Ils ont aussi commencé à utiliser des techniques plus subtiles de destruction du mouvement populaire comme la corruption, l’achat quotidien de dirigeants et, chose nouvelle que l’on ne connaissait pas en Haïti, ils ont offert aux dirigeants les plus en vue du mouvement populaire un visa de résidence aux Etats-Unis. On estime que 12.000 visas de résidence ont été distribués alors que l’on était en plein coup d’état militaire et que les dirigeants étaient persécutés. L’ambassade offrait directement des visas aux dirigeants et à leurs familles ainsi que le voyage aux Etats-Unis. Cela s’est fait sous le prétexte d’enquêtes au cours desquelles ils ont interrogés 95.000 personnes qui devaient dire si elles avaient été incarcérées, si la police était entrée dans leur maison, si elles avaient été frappées… De ces 95.000 interrogatoires, ils ont fait une base de données sur le mouvement populaire de Haïti et ils ont sélectionné 12.000 personnes. Une étude démontre clairement que ces 12.000 dirigeants avaient un poids significatif et un rôle important dans le processus d’organisation populaire.

Cela a été un travail scientifique et systématique de répression et de corruption pour en finir avec le mouvement?

Exactement. Et malgré tout cela, ils n’ont pas réussi à installer un pouvoir militaire parce qu’ils ont dû faire face à une résistance admirable du peuple haïtien qui risquait souvent sa vie au vu des massacres qui ont eu lieu.
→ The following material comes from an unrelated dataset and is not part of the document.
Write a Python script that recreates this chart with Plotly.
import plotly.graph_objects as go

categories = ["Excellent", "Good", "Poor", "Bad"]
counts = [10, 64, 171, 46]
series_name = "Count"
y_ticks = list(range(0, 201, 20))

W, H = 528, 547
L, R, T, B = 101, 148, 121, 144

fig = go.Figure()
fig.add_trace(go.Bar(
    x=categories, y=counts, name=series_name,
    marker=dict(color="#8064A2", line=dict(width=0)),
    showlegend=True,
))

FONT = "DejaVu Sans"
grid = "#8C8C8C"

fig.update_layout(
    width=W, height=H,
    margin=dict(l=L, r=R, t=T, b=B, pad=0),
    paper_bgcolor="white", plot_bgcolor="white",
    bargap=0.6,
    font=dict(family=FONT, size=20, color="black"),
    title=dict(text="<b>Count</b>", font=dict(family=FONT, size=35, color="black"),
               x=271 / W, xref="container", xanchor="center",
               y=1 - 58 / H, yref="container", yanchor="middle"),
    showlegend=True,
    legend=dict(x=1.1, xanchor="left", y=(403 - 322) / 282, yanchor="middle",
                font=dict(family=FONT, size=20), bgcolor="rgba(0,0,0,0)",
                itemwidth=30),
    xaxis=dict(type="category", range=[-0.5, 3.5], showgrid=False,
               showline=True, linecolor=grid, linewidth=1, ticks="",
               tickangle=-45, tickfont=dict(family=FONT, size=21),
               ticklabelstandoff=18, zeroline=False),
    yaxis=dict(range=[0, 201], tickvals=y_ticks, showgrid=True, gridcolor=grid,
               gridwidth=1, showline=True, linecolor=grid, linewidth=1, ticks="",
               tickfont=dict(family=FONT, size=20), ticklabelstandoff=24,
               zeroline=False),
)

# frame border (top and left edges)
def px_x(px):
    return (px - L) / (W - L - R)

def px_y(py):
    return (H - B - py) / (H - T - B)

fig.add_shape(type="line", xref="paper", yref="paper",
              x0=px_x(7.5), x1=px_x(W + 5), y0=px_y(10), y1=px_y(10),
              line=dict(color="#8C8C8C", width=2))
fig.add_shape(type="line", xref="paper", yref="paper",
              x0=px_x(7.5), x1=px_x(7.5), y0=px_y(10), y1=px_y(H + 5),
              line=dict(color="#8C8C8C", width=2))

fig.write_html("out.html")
Par exemple, le massacre dans le quartier populaire de Gonair, où, en un jour, ils ont tué de nombreuses personnes. Tant et si bien que certains ont dû fuir en se jetant à la mer. En dépit de tout cela, le mouvement est resté ferme et exigeait le retour d’Aristide, le retour de la constitutionnalité. Face à cette situation, les Etats-Unis ont dû se plier à cette revendication mais ils ont fait revenir un Aristide diminué.